The relationship between the two, adviser and counsel, is one question. Will the adviser be required to consult with the chief compliance counsel in the course of reviewing a deal? According to Trump counsel, the adviser is a member of the “management team.” Normally, management would turn to counsel for advice, especially where the issue is one of law as well as applicable ethical standards (the ethics adviser is responsible for ensuring that "the Trump Organization continues to operate in accordance with the highest… legal… standards.")(emphasis added). Does this plan anticipate that the adviser will issue an approval only with the concurrence of the compliance counsel?

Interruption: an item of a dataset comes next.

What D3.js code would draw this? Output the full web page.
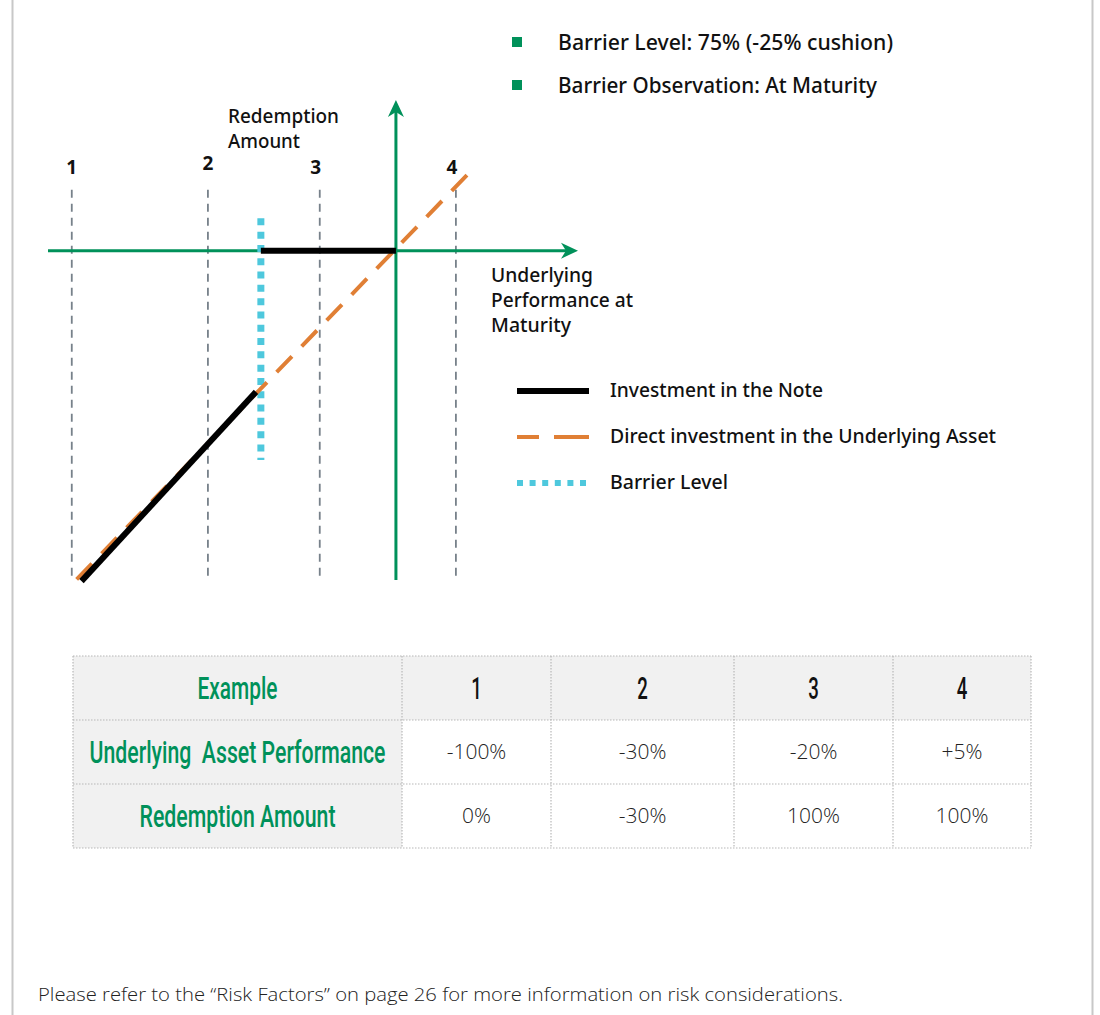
<!DOCTYPE html>
<html>
<head>
<meta charset="utf-8">
<script src="https://cdn.jsdelivr.net/npm/d3@7"></script>
<style>
body { margin: 0; background: #fff; }
svg { display: block; }
</style>
</head>
<body>
<div id="chart"></div>
<script>
// ---------------- data ----------------
var bullets = ["Barrier Level: 75% (-25% cushion)", "Barrier Observation: At Maturity"];
var exampleLabels = ["1", "2", "3", "4"];
var examplePos = [-60, -34.8, -14.1, 11.1];          // schematic spot on the performance axis (%)
var barrierLevel = -25;
var noteLow = [[-58.2, -59.2], [-25.9, -25.3]];      // note payoff below the barrier
var noteFlat = [[-25, 0], [0, 0]];                   // note payoff above the barrier
var directLine = [[-59.1, -58.9], [13.7, 14.1]];     // direct investment
var legendLabels = ["Investment in the Note", "Direct investment in the Underlying Asset", "Barrier Level"];
var tableHeader = ["Example", "1", "2", "3", "4"];
var rowLabels = ["Underlying  Asset Performance", "Redemption Amount"];
var assetPerf = ["-100%", "-30%", "-20%", "+5%"];
var redemption = ["0%", "-30%", "100%", "100%"];
var footnote = "Please refer to the \u201CRisk Factors\u201D on page 26 for more information on risk considerations.";

// ---------------- setup ----------------
var W = 1100, H = 1015;
var green = "#00915a", orange = "#e07f35", cyan = "#4ec8dd", guideGray = "#77818a";
var boldFont = "'Noto Sans', 'Open Sans', sans-serif";
var condFont = "Roboto, 'Noto Sans', sans-serif";
var lightFont = "'Open Sans', 'Noto Sans', sans-serif";

var svg = d3.select("#chart").append("svg")
    .attr("width", W)
    .attr("height", H);

// squeeze text into a measured width
function fit(sel, w) {
    sel.attr("textLength", w).attr("lengthAdjust", "spacingAndGlyphs");
}

// page borders
svg.append("line").attr("x1", 12.5).attr("x2", 12.5).attr("y1", 0).attr("y2", H)
    .attr("stroke", "#c8c8c8").attr("stroke-width", 2);
svg.append("line").attr("x1", 1092.5).attr("x2", 1092.5).attr("y1", 0).attr("y2", H)
    .attr("stroke", "#c8c8c8").attr("stroke-width", 2);

// bullets at the top
var bul = svg.append("g").selectAll("g").data(bullets).enter().append("g")
    .attr("transform", function(d, i) { return "translate(0," + (i * 43) + ")"; });
bul.append("rect").attr("x", 512).attr("y", 37).attr("width", 10).attr("height", 10).attr("fill", green);
bul.append("text").attr("x", 558).attr("y", 50)
    .style("font-family", boldFont).style("font-size", "22px").style("font-weight", 500)
    .attr("fill", "#111")
    .text(function(d) { return d; })
    .each(function(d, i) { fit(d3.select(this), [335, 319][i]); });

// ---------------- diagram ----------------
var x = d3.scaleLinear().domain([-64.4, 33.7]).range([48, 578]);
var y = d3.scaleLinear().domain([-59, 27]).range([580, 100]);
var line = d3.line().x(function(d) { return x(d[0]); }).y(function(d) { return y(d[1]); });

var diag = svg.append("g");

// example guides
diag.selectAll("line.guide").data(examplePos).enter().append("line")
    .attr("class", "guide")
    .attr("x1", function(d) { return x(d); }).attr("x2", function(d) { return x(d); })
    .attr("y1", y(10.9)).attr("y2", y(-58.7))
    .attr("stroke", guideGray).attr("stroke-width", 1.8).attr("stroke-dasharray", "8,6");

diag.selectAll("text.exlabel").data(exampleLabels).enter().append("text")
    .attr("class", "exlabel")
    .attr("x", function(d, i) { return x(examplePos[i]) - (i > 1 ? 4 : 0); })
    .attr("y", function(d, i) { return i === 1 ? 170 : 174; })
    .attr("text-anchor", "middle")
    .style("font-family", boldFont).style("font-size", "19px").style("font-weight", 700)
    .attr("fill", "#111")
    .text(function(d) { return d; });

// axes
diag.append("line").attr("x1", x.range()[0]).attr("x2", x.range()[1] - 6)
    .attr("y1", y(0)).attr("y2", y(0)).attr("stroke", green).attr("stroke-width", 3);
diag.append("line").attr("x1", x(0)).attr("x2", x(0))
    .attr("y1", y.range()[0]).attr("y2", y.range()[1] + 6).attr("stroke", green).attr("stroke-width", 3);
// arrow heads
var xe = x.range()[1], y0 = y(0);
diag.append("path")
    .attr("d", "M" + xe + "," + y0 + " L" + (xe - 17) + "," + (y0 - 8) + " L" + (xe - 12) + "," + y0 + " L" + (xe - 17) + "," + (y0 + 8) + "Z")
    .attr("fill", green);
var ye = y.range()[1], x0 = x(0);
diag.append("path")
    .attr("d", "M" + x0 + "," + ye + " L" + (x0 - 8) + "," + (ye + 17) + " L" + x0 + "," + (ye + 12) + " L" + (x0 + 8) + "," + (ye + 17) + "Z")
    .attr("fill", green);

// barrier
diag.append("line")
    .attr("x1", x(barrierLevel)).attr("x2", x(barrierLevel))
    .attr("y1", y(5.8)).attr("y2", y(-37.5))
    .attr("stroke", cyan).attr("stroke-width", 7).attr("stroke-dasharray", "7,6.3");

// direct investment
diag.append("path").attr("d", line(directLine))
    .attr("fill", "none").attr("stroke", orange).attr("stroke-width", 4)
    .attr("stroke-dasharray", "22,14");

// note payoff
[noteLow, noteFlat].forEach(function(seg) {
    diag.append("path").attr("d", line(seg))
        .attr("fill", "none").attr("stroke", "#000").attr("stroke-width", 6);
});

// axis titles
var axisText = function(lines, xx, yy, widths) {
    diag.selectAll(null).data(lines).enter().append("text")
        .attr("x", xx).attr("y", function(d, i) { return yy + i * 25; })
        .style("font-family", boldFont).style("font-size", "19px").style("font-weight", 500)
        .attr("fill", "#111")
        .text(function(d) { return d; })
        .each(function(d, i) { fit(d3.select(this), widths[i]); });
};
axisText(["Redemption", "Amount"], 228, 123, [111, 72]);
axisText(["Underlying", "Performance at", "Maturity"], 491, 282, [102, 142, 80]);

// legend
var leg = svg.append("g").selectAll("g").data(legendLabels).enter().append("g")
    .attr("transform", function(d, i) { return "translate(0," + (391 + i * 46) + ")"; });
leg.append("line").attr("x1", 517).attr("x2", 589).attr("y1", 0).attr("y2", 0)
    .attr("stroke", function(d, i) { return ["#000", orange, cyan][i]; })
    .attr("stroke-width", function(d, i) { return [6, 4, 6][i]; })
    .attr("stroke-dasharray", function(d, i) { return [null, "22,15,40", "6,6.6"][i]; });
leg.append("text").attr("x", 610).attr("y", 6)
    .style("font-family", boldFont).style("font-size", "19px").style("font-weight", 500)
    .attr("fill", "#111")
    .text(function(d) { return d; })
    .each(function(d, i) { fit(d3.select(this), [213, 386, 118][i]); });

// ---------------- table ----------------
var colEdges = [73, 402, 551, 734, 893, 1031];
var rowEdges = [656, 720, 784, 848];
var labelWidths = [80, 296, 196];       // measured widths of the condensed first-column labels
var rows = [tableHeader, [rowLabels[0]].concat(assetPerf), [rowLabels[1]].concat(redemption)];

var table = svg.append("g");
rows.forEach(function(row, r) {
    row.forEach(function(cell, c) {
        var shaded = r === 0 || c === 0;
        table.append("rect")
            .attr("x", colEdges[c]).attr("y", rowEdges[r])
            .attr("width", colEdges[c + 1] - colEdges[c]).attr("height", rowEdges[r + 1] - rowEdges[r])
            .attr("fill", shaded ? "#f1f1f1" : "#fff");
        var cx = (colEdges[c] + colEdges[c + 1]) / 2;
        var cy = (rowEdges[r] + rowEdges[r + 1]) / 2;
        if (c === 0 || r === 0) {
            // condensed look: scale the glyphs horizontally
            var t = table.append("text").attr("x", 0).attr("y", 0).attr("text-anchor", "middle")
                .style("white-space", "pre")
                .style("font-family", condFont).style("font-size", "31px").style("font-weight", 500)
                .attr("fill", c === 0 ? green : "#111")
                .text(cell);
            var natural = t.node().getComputedTextLength();
            var sx = c === 0 ? labelWidths[r] / natural : 0.6;
            t.attr("transform", "translate(" + cx + "," + (cy + 11) + ") scale(" + sx + ",1)");
        } else {
            table.append("text").attr("x", cx).attr("y", cy + 7).attr("text-anchor", "middle")
                .style("font-family", lightFont).style("font-size", "21px").style("font-weight", 300)
                .attr("fill", "#222")
                .text(cell);
        }
    });
});
// dotted grid
colEdges.forEach(function(cx) {
    table.append("line").attr("x1", cx).attr("x2", cx)
        .attr("y1", rowEdges[0]).attr("y2", rowEdges[rowEdges.length - 1])
        .attr("stroke", "#b8b8b8").attr("stroke-width", 1.2).attr("stroke-dasharray", "1.5,1.5");
});
rowEdges.forEach(function(ry) {
    table.append("line").attr("x1", colEdges[0]).attr("x2", colEdges[colEdges.length - 1])
        .attr("y1", ry).attr("y2", ry)
        .attr("stroke", "#b8b8b8").attr("stroke-width", 1.2).attr("stroke-dasharray", "1.5,1.5");
});

// footnote
svg.append("text").attr("x", 38).attr("y", 1001)
    .style("font-family", lightFont).style("font-size", "18px").style("font-weight", 300)
    .attr("fill", "#222")
    .text(footnote)
    .call(fit, 805);
</script>
</body>
</html>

Press reports on Mr. Jared Kushner's pending appointment to his father-in-law’s senior White House staff noted the nepotism issue and cited differences of opinion about whether the anti-nepotism statute applies at all. Mr. Kushner's own lawyers have acknowledged that there are arguments going both ways, but they had, they thought, the stronger legal position. Kushner’s legal team now looks forward to an opinion from the Office of Legal Counsel, which can consider the issue and rule as soon as the Trump Administration takes office, and they seem confident that OLC will come out in their favor.
Non-lawyers are surely bracing themselves for this fight. One question is whether the anti-nepotism statute was effectively narrowed by one enacted years later, with the result that the law does not restrict an appointment such as this to the president's immediate personal staff within the White House Office. In other words, a president’s appointments are still subject to anti-nepotism restrictions, but not all appointments--and, specifically, not a senior White House staff appointment like this. Mr. Kushner's lawyers also argue that the White House is not an "executive agency" whose appointments are governed by this law.
For the non-lawyers, hearing that there are arguments of merit on both sides, the question will be what precisely is at stake. What will be consequence--the presumed harm--of the pending appointment? And the answer to this question bears on how the law is most reasonably understood.